Fyndiq Raises $20M To Take Its Bargain Marketplace Beyond Sweden

Fyndiq, a startup based out of Sweden that has built an online marketplace for merchants and brands to sell bargain-basement and end-of-run goods for as much as 70% off the original retail price, has raised $20 million — funding that it will be using to take its already-profitable business to new markets, with an eye to expanding specifically in the UK, Germany and Poland first.

The funding is notable in that it was led by one of the more prominent VCs based in the Nordics, Northzone, which was an early investor in Spotify, as well as Videoplaza (sold recently to Ooyala), mobile payments company iZettle, Trustpilot and many others. The other investor in this round, Industrifonden, is a VC backed by the Swedish government that invests in startups from the country to help scale them internationally. Before this, Fyndiq had raised about $6 million, CEO and co-founder Dinesh Nayar tells me, from angels that include former SAS CEO Jan Carlzon.

Fyndiq’s valuation is not being disclosed in this round, but Nayar says that he and the other four co-founders — Micael Widell, Fredrik Norberg, David Brudö and Dan Nilsson — remain the majority shareholders.

Amazon has made its name in e-commerce by offering a one-stop online shop both to buy goods and digital services from third parties as well as Amazon itself, but there have been a number of others who are pushing pure-marketplace models, where the focus is on third-party retailers with no stock belonging to the store/platform itself.

While eBay and Alibaba are both expanding their marketplace services across international borders, Fyndiq is part of the new wave of sites that have emerged as national leaders that are also building on this idea. (Another is Snapdeal in India, which last month announced a mammoth round of $627 million led by Softbank to expand its business.)

“We will never carry own stock,” Nayar tells me. “We are a sales channel for merchants and merchants are our partners. Amazon is today everything for everyone and we believe that there is always a position/niche to take against a player like that. While operating a marketplace model, Fyndiq is the bargain superstore for bargain hunters. This is our niche.”

Fyndiq’s speciality is that it focuses specifically trying to shift on slow-selling products, those at the end of a sales run, or simply over produced items, which it sells for a lower price. (One item that caught my eye: a table-top, terracotta-domed pizza maker that lets everyone at the table can make their own. The pizza version of a fondue maker, I guess you could say.)

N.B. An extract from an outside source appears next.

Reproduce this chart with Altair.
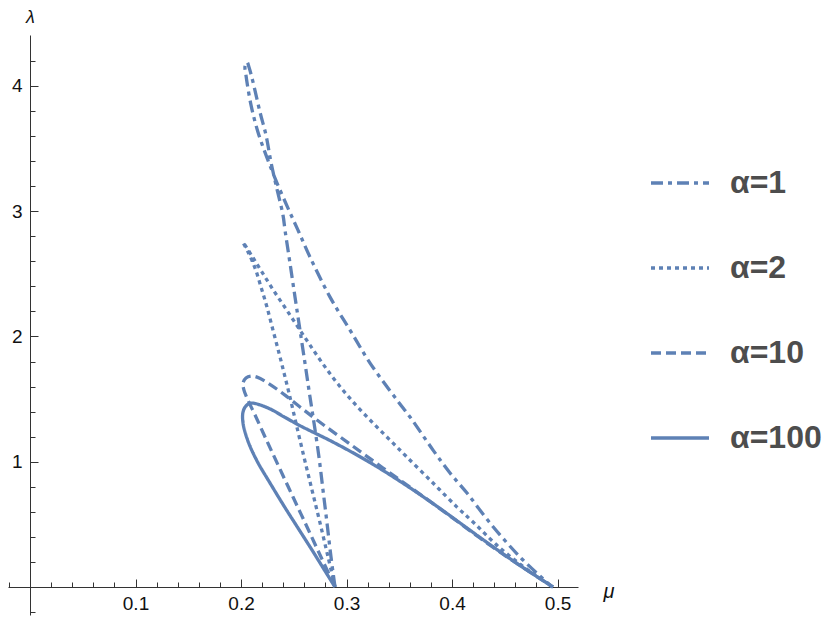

Currently, Fyndiq only takes a fee — 5% currently — on items that are sold. That is smart: letting merchants list items free of charge encourages a large range of stock on the site. There are some 230,000 products on offer on the site right now and Nayar’s main focus now is to add much more volume both in catalogue and transactions. Fyndiq then provides all the logistical underpinning to get that item delivered to the buyer.

After what was a slow start in 2009 — this profile in Sweden’s Dagens Industri describes their early days living out of a mobile home in the early days, visiting and shopping themselves at brick-and-mortar bargain basement stores for market research — the formula now seems to be working. After making only $1 million in 2011, Fyndiq posted $17 million in sales in their last financial accounts for the year that ended April 2013, and they expect to have sales of $27 million in the next year. And while they posted a loss of $2.3 million last year, this year they expect to swing into the black.

And yet, it still remains to be seen whether Fyndiq will be able to keep its own margins and focus as it grows bigger. Companies like Fab found it very hard, for example, to scale the marketplace model and ended up retreating from it and pivoting to selling its own, reduced number of goods.

And of course companies like Amazon could easily decide to become more aggressive in their own bargain basement offerings. The company already owns Woot, which also played on the idea of offering new goods at big reductions, with a weekly “bag of crap” playing on the idea that not all these items have exactly been in high demand. Amazon now also seems to be making a bit more noise around its Warehouse Deals — where it sells opened or damaged-packaging items for deep discounts.